March is National Nutrition Month and a good time to consider how nutrition can be better integrated into clinical preventive care for older adults. One opportunity is a new health equity Improvement Activity for food insecurity and nutrition risk identification and treatment.
The Improvement Activity was recently approved by the Centers for Medicare & Medicaid Services (CMS) for 2022 reporting in the Merit-based Incentive Payment System (MIPS). Office-based physicians and clinicians who participate in MIPS can now choose this new Improvement Activity to help enhance clinical practice and better patient outcomes.

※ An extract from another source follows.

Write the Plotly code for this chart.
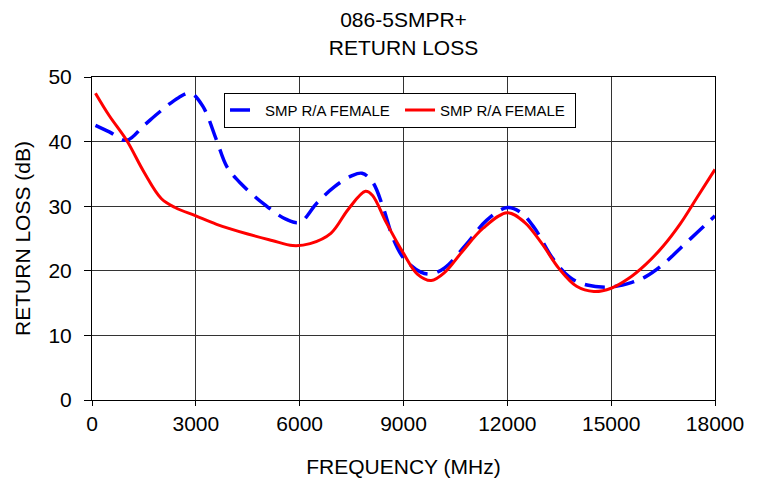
import plotly.graph_objects as go

blue_x = [100, 500, 1000, 1500, 2000, 2500, 2850, 3200, 3600, 3900, 4300, 5000, 5600, 6000,
          6500, 7000, 7500, 7800, 8100, 8400, 8700, 9000, 9500, 9800, 10200, 10800, 11400,
          12000, 12400, 12800, 13300, 13800, 14300, 15000, 15600, 16000, 16500, 17000, 17500, 18000]
blue_y = [42.5, 41.5, 40.2, 42.5, 44.8, 46.8, 47.5, 45.5, 40.2, 36.1, 33.5, 30.2, 28.0, 27.5,
          30.5, 33.0, 34.7, 35.1, 33.8, 30.0, 25.0, 22.0, 19.8, 19.5, 20.5, 24.0, 27.8,
          29.8, 29.0, 26.5, 22.0, 19.0, 17.8, 17.5, 18.2, 19.1, 21.0, 23.5, 26.0, 28.5]

red_x = [100, 500, 1000, 1500, 2000, 2400, 3000, 3600, 4500, 5200, 5800, 6300, 6900, 7400,
         7900, 8100, 8500, 9000, 9400, 9800, 10200, 10700, 11300, 12000, 12500, 13000, 13500,
         14000, 14500, 15000, 15500, 16000, 16500, 17000, 17500, 18000]
red_y = [47.5, 44.0, 40.2, 35.3, 31.2, 29.8, 28.5, 27.2, 25.7, 24.7, 23.9, 24.2, 25.8, 29.5,
         32.3, 31.7, 27.5, 22.7, 19.5, 18.5, 19.8, 23.0, 26.6, 29.0, 27.5, 24.2, 20.3,
         17.6, 16.8, 17.3, 18.8, 21.0, 23.8, 27.3, 31.5, 35.7]

series_names = ["SMP R/A FEMALE", "SMP R/A FEMALE"]
x_ticks = [0, 3000, 6000, 9000, 12000, 15000, 18000]
y_ticks = [0, 10, 20, 30, 40, 50]

FONT = "Liberation Sans, Arial, sans-serif"

fig = go.Figure()
fig.add_trace(go.Scatter(x=blue_x, y=blue_y, mode="lines", name=series_names[0],
                         line=dict(color="#0000FF", width=3.5, dash="20px,10px", shape="spline", smoothing=1.0)))
fig.add_trace(go.Scatter(x=red_x, y=red_y, mode="lines", name=series_names[1],
                         line=dict(color="#FF0000", width=3, shape="spline", smoothing=1.0)))

fig.update_layout(
    width=760, height=480,
    paper_bgcolor="white", plot_bgcolor="white",
    margin=dict(l=84, r=53, t=69, b=88, autoexpand=False),
    font=dict(family=FONT, color="black", size=21),
    title=dict(text="086-5SMPR+<br>RETURN LOSS", x=0.5, xanchor="center", xref="paper",
               yref="container", y=0.96, yanchor="middle", font=dict(size=21, family=FONT)),
    showlegend=True,
    legend=dict(orientation="h", x=0.2119, y=0.951, xanchor="left", yanchor="top",
                bgcolor="white", bordercolor="black", borderwidth=1,
                font=dict(size=15, family=FONT), itemwidth=30, tracegroupgap=0,
                entrywidth=130),
)
fig.update_xaxes(range=[0, 18000], tickvals=x_ticks, ticktext=[str(v) for v in x_ticks],
                 showgrid=True, gridcolor="#333333", gridwidth=1, automargin=False,
                 showline=True, linecolor="black", linewidth=1, mirror=True,
                 ticks="outside", ticklen=5, tickcolor="black", zeroline=False,
                 tickfont=dict(size=21), title=dict(text="FREQUENCY (MHz)", font=dict(size=21), standoff=25))
fig.update_yaxes(range=[0, 50], tickvals=y_ticks, showgrid=True, gridcolor="#333333", gridwidth=1,
                 automargin=False, ticklabelstandoff=8,
                 showline=True, linecolor="black", linewidth=1, mirror=True,
                 ticks="outside", ticklen=7, tickcolor="black", zeroline=False,
                 tickfont=dict(size=21), title=dict(text="RETURN LOSS (dB)", font=dict(size=21), standoff=12))

fig.write_html("out.html")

The structure of MIPS encourages clinicians to focus more broadly on preventive care areas like nutrition. Better nutrition care can also help clinicians improve their performance on required quality metrics, such as those related to falls risk, diabetes control, and hospital readmissions. Food insecurity and nutrition risk (can include undernutrition, overnutrition, lack of adequate protein, calories, and/or other nutrients) are interconnected conditions that worsened during the pandemic. Malnutrition can lead to a number of poor health outcomes including increased morbidity and mortality, increased length of hospital stay and rehospitalizations, increased healthcare costs, and increased disability. Food insecurity and malnutrition are also related to health equity as poor diet and lack of access to healthy foods can contribute to health disparities.
CMS identified in its final rule (see pages 2353-2354 of the Final Rule) specific actions to implement the food insecurity and nutrition risk IA, including using the Malnutrition Quality Improvement Initiative (MQii) and standardized screening tools. The MQii offers a number of resources for MIPS participants and has also outlined helpful screening and intervention workflows.